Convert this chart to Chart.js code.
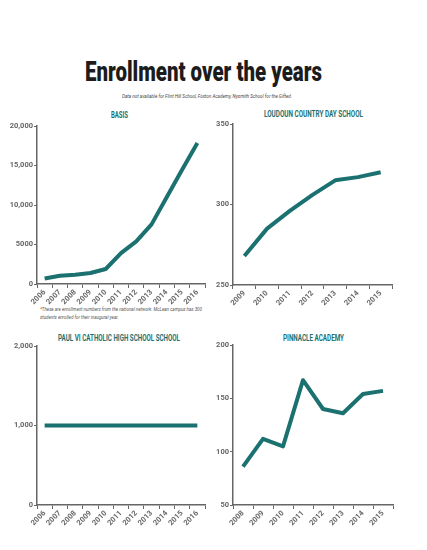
<!DOCTYPE html>
<html>
<head>
<meta charset="utf-8">
<script src="https://cdn.jsdelivr.net/npm/chart.js@4"></script>
<style>
body{margin:0;background:#fff;width:427px;height:550px;position:relative;overflow:hidden;font-family:Roboto,"Noto Sans",sans-serif}
.box{position:absolute}
.fit{position:absolute;white-space:nowrap}
.fit span{display:inline-block;transform-origin:0 50%}
.ttl{font-weight:900;font-size:28px;line-height:30px;color:#1c1c1c}
.sub{font-style:italic;font-size:6px;line-height:7px;color:#444}
.ct{font-weight:bold;font-size:8.5px;line-height:10px;color:#1b7170}
.note{position:absolute;font-style:italic;font-size:6px;line-height:8px;color:#555;white-space:nowrap}
.note span{display:block;transform-origin:0 50%}
</style>
</head>
<body>
<!-- data-x: left edge, data-w: target width, data-y: vertical centre -->
<div class="fit ttl" data-x="85" data-w="237" data-y="72"><span>Enrollment over the years</span></div>
<div class="fit sub" data-x="122" data-w="170" data-y="95"><span>Data not available for Flint Hill School, Foxton Academy, Nysmith School for the Gifted.</span></div>

<div class="fit ct" data-x="111" data-w="17" data-y="114.5"><span>BASIS</span></div>
<div class="fit ct" data-x="264" data-w="99" data-y="114"><span>LOUDOUN COUNTRY DAY SCHOOL</span></div>
<div class="fit ct" data-x="58" data-w="122" data-y="338"><span>PAUL VI CATHOLIC HIGH SCHOOL SCHOOL</span></div>
<div class="fit ct" data-x="283" data-w="61" data-y="338"><span>PINNACLE ACADEMY</span></div>

<div class="note" id="note" style="left:40px;top:305px">
  <span>*These are enrollment numbers from the national network. McLean campus has 300</span>
  <span>students enrolled for their inaugural year.</span>
</div>

<div class="box" style="left:0;top:120px;width:215px;height:190px"><canvas id="c1"></canvas></div>
<div class="box" style="left:215px;top:118px;width:212px;height:190px"><canvas id="c2"></canvas></div>
<div class="box" style="left:0;top:340px;width:215px;height:190px"><canvas id="c3"></canvas></div>
<div class="box" style="left:215px;top:339px;width:212px;height:190px"><canvas id="c4"></canvas></div>

<script>
// ── data ──
const basisYears=['2006','2007','2008','2009','2010','2011','2012','2013','2014','2015','2016'];
const basisVals=[700,1050,1180,1390,1900,3900,5400,7550,11000,14450,17850];
const basisTicks=['0','5000','10,000','15,000','20,000'];

const loudounYears=['2009','2010','2011','2012','2013','2014','2015'];
const loudounVals=[268,285,296,306,315,317,320];
const loudounTicks=['250','300','350'];

const paulYears=['2006','2007','2008','2009','2010','2011','2012','2013','2014','2015','2016'];
const paulVals=[1000,1000,1000,1000,1000,1000,1000,1000,1000,1000,1000];
const paulTicks=['0','1,000','2,000'];

const pinnYears=['2008','2009','2010','2011','2012','2013','2014','2015'];
const pinnVals=[86,112,105,167,140,136,154,157];
const pinnTicks=['50','100','150','200'];

const TEAL='#1b7170', GRAY='#666';
const FONT='Roboto,"Noto Sans",sans-serif';

// squeeze the HTML texts to the narrow widths of the print
document.querySelectorAll('.fit').forEach(el=>{
  const sp=el.querySelector('span');
  const w=sp.getBoundingClientRect().width, h=el.getBoundingClientRect().height;
  sp.style.transform=`scaleX(${(+el.dataset.w)/w})`;
  el.style.left=el.dataset.x+'px';
  el.style.top=(+el.dataset.y-h/2)+'px';
});
(()=>{
  const n=document.getElementById('note'), l=n.querySelectorAll('span');
  const k=162/l[0].getBoundingClientRect().width;
  l.forEach(s=>s.style.transform=`scaleX(${k})`);
})();

function mk(id,labels,vals,min,max,step,tickLbls,yW,xH,pad){
  return new Chart(document.getElementById(id),{
    type:'line',
    data:{labels,datasets:[{data:vals,borderColor:TEAL,borderWidth:4,pointRadius:0,tension:0,borderJoinStyle:'round',borderCapStyle:'butt'}]},
    options:{
      responsive:true,maintainAspectRatio:false,animation:false,
      layout:{padding:pad},
      plugins:{legend:{display:false},tooltip:{enabled:false}},
      scales:{
        x:{offset:true,
          grid:{offset:true,drawOnChartArea:false,drawTicks:true,tickLength:4,color:GRAY,lineWidth:1},
          border:{display:true,color:GRAY,width:1.5},
          ticks:{color:GRAY,font:{family:FONT,size:7.5,weight:'bold'},minRotation:45,maxRotation:45,padding:0,autoSkip:false},
          afterFit:s=>{s.height=xH;}},
        y:{min,max,
          grid:{drawOnChartArea:false,drawTicks:true,tickLength:3,color:GRAY,lineWidth:1},
          border:{display:true,color:GRAY,width:1.5},
          ticks:{stepSize:step,color:GRAY,font:{family:FONT,size:7.5,weight:'bold'},padding:1,
            callback:(v,i)=>tickLbls[i]},
          afterFit:s=>{s.width=yW;}}
      }
    }
  });
}

mk('c1',basisYears,basisVals,0,20000,5000,basisTicks,37,26,{top:6,right:10,left:0,bottom:0});
mk('c2',loudounYears,loudounVals,250,350,50,loudounTicks,18,23,{top:6,right:35,left:0,bottom:0});
mk('c3',paulYears,paulVals,0,2000,1000,paulTicks,37,25,{top:6,right:10,left:0,bottom:0});
mk('c4',pinnYears,pinnVals,50,200,50,pinnTicks,18,24,{top:6,right:34,left:0,bottom:0});
</script>
</body>
</html>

*****

▶ **EXERCISE INSTRUCTIONS**
Repeat the listing in full and exactly. Do not include any images.

▶ **RESPONSE**
Convert this chart to Chart.js code.
<!DOCTYPE html>
<html>
<head>
<meta charset="utf-8">
<script src="https://cdn.jsdelivr.net/npm/chart.js@4"></script>
<style>
body{margin:0;background:#fff;width:427px;height:550px;position:relative;overflow:hidden;font-family:Roboto,"Noto Sans",sans-serif}
.box{position:absolute}
.fit{position:absolute;white-space:nowrap}
.fit span{display:inline-block;transform-origin:0 50%}
.ttl{font-weight:900;font-size:28px;line-height:30px;color:#1c1c1c}
.sub{font-style:italic;font-size:6px;line-height:7px;color:#444}
.ct{font-weight:bold;font-size:8.5px;line-height:10px;color:#1b7170}
.note{position:absolute;font-style:italic;font-size:6px;line-height:8px;color:#555;white-space:nowrap}
.note span{display:block;transform-origin:0 50%}
</style>
</head>
<body>
<!-- data-x: left edge, data-w: target width, data-y: vertical centre -->
<div class="fit ttl" data-x="85" data-w="237" data-y="72"><span>Enrollment over the years</span></div>
<div class="fit sub" data-x="122" data-w="170" data-y="95"><span>Data not available for Flint Hill School, Foxton Academy, Nysmith School for the Gifted.</span></div>

<div class="fit ct" data-x="111" data-w="17" data-y="114.5"><span>BASIS</span></div>
<div class="fit ct" data-x="264" data-w="99" data-y="114"><span>LOUDOUN COUNTRY DAY SCHOOL</span></div>
<div class="fit ct" data-x="58" data-w="122" data-y="338"><span>PAUL VI CATHOLIC HIGH SCHOOL SCHOOL</span></div>
<div class="fit ct" data-x="283" data-w="61" data-y="338"><span>PINNACLE ACADEMY</span></div>

<div class="note" id="note" style="left:40px;top:305px">
  <span>*These are enrollment numbers from the national network. McLean campus has 300</span>
  <span>students enrolled for their inaugural year.</span>
</div>

<div class="box" style="left:0;top:120px;width:215px;height:190px"><canvas id="c1"></canvas></div>
<div class="box" style="left:215px;top:118px;width:212px;height:190px"><canvas id="c2"></canvas></div>
<div class="box" style="left:0;top:340px;width:215px;height:190px"><canvas id="c3"></canvas></div>
<div class="box" style="left:215px;top:339px;width:212px;height:190px"><canvas id="c4"></canvas></div>

<script>
// ── data ──
const basisYears=['2006','2007','2008','2009','2010','2011','2012','2013','2014','2015','2016'];
const basisVals=[700,1050,1180,1390,1900,3900,5400,7550,11000,14450,17850];
const basisTicks=['0','5000','10,000','15,000','20,000'];

const loudounYears=['2009','2010','2011','2012','2013','2014','2015'];
const loudounVals=[268,285,296,306,315,317,320];
const loudounTicks=['250','300','350'];

const paulYears=['2006','2007','2008','2009','2010','2011','2012','2013','2014','2015','2016'];
const paulVals=[1000,1000,1000,1000,1000,1000,1000,1000,1000,1000,1000];
const paulTicks=['0','1,000','2,000'];

const pinnYears=['2008','2009','2010','2011','2012','2013','2014','2015'];
const pinnVals=[86,112,105,167,140,136,154,157];
const pinnTicks=['50','100','150','200'];

const TEAL='#1b7170', GRAY='#666';
const FONT='Roboto,"Noto Sans",sans-serif';

// squeeze the HTML texts to the narrow widths of the print
document.querySelectorAll('.fit').forEach(el=>{
  const sp=el.querySelector('span');
  const w=sp.getBoundingClientRect().width, h=el.getBoundingClientRect().height;
  sp.style.transform=`scaleX(${(+el.dataset.w)/w})`;
  el.style.left=el.dataset.x+'px';
  el.style.top=(+el.dataset.y-h/2)+'px';
});
(()=>{
  const n=document.getElementById('note'), l=n.querySelectorAll('span');
  const k=162/l[0].getBoundingClientRect().width;
  l.forEach(s=>s.style.transform=`scaleX(${k})`);
})();

function mk(id,labels,vals,min,max,step,tickLbls,yW,xH,pad){
  return new Chart(document.getElementById(id),{
    type:'line',
    data:{labels,datasets:[{data:vals,borderColor:TEAL,borderWidth:4,pointRadius:0,tension:0,borderJoinStyle:'round',borderCapStyle:'butt'}]},
    options:{
      responsive:true,maintainAspectRatio:false,animation:false,
      layout:{padding:pad},
      plugins:{legend:{display:false},tooltip:{enabled:false}},
      scales:{
        x:{offset:true,
          grid:{offset:true,drawOnChartArea:false,drawTicks:true,tickLength:4,color:GRAY,lineWidth:1},
          border:{display:true,color:GRAY,width:1.5},
          ticks:{color:GRAY,font:{family:FONT,size:7.5,weight:'bold'},minRotation:45,maxRotation:45,padding:0,autoSkip:false},
          afterFit:s=>{s.height=xH;}},
        y:{min,max,
          grid:{drawOnChartArea:false,drawTicks:true,tickLength:3,color:GRAY,lineWidth:1},
          border:{display:true,color:GRAY,width:1.5},
          ticks:{stepSize:step,color:GRAY,font:{family:FONT,size:7.5,weight:'bold'},padding:1,
            callback:(v,i)=>tickLbls[i]},
          afterFit:s=>{s.width=yW;}}
      }
    }
  });
}

mk('c1',basisYears,basisVals,0,20000,5000,basisTicks,37,26,{top:6,right:10,left:0,bottom:0});
mk('c2',loudounYears,loudounVals,250,350,50,loudounTicks,18,23,{top:6,right:35,left:0,bottom:0});
mk('c3',paulYears,paulVals,0,2000,1000,paulTicks,37,25,{top:6,right:10,left:0,bottom:0});
mk('c4',pinnYears,pinnVals,50,200,50,pinnTicks,18,24,{top:6,right:34,left:0,bottom:0});
</script>
</body>
</html>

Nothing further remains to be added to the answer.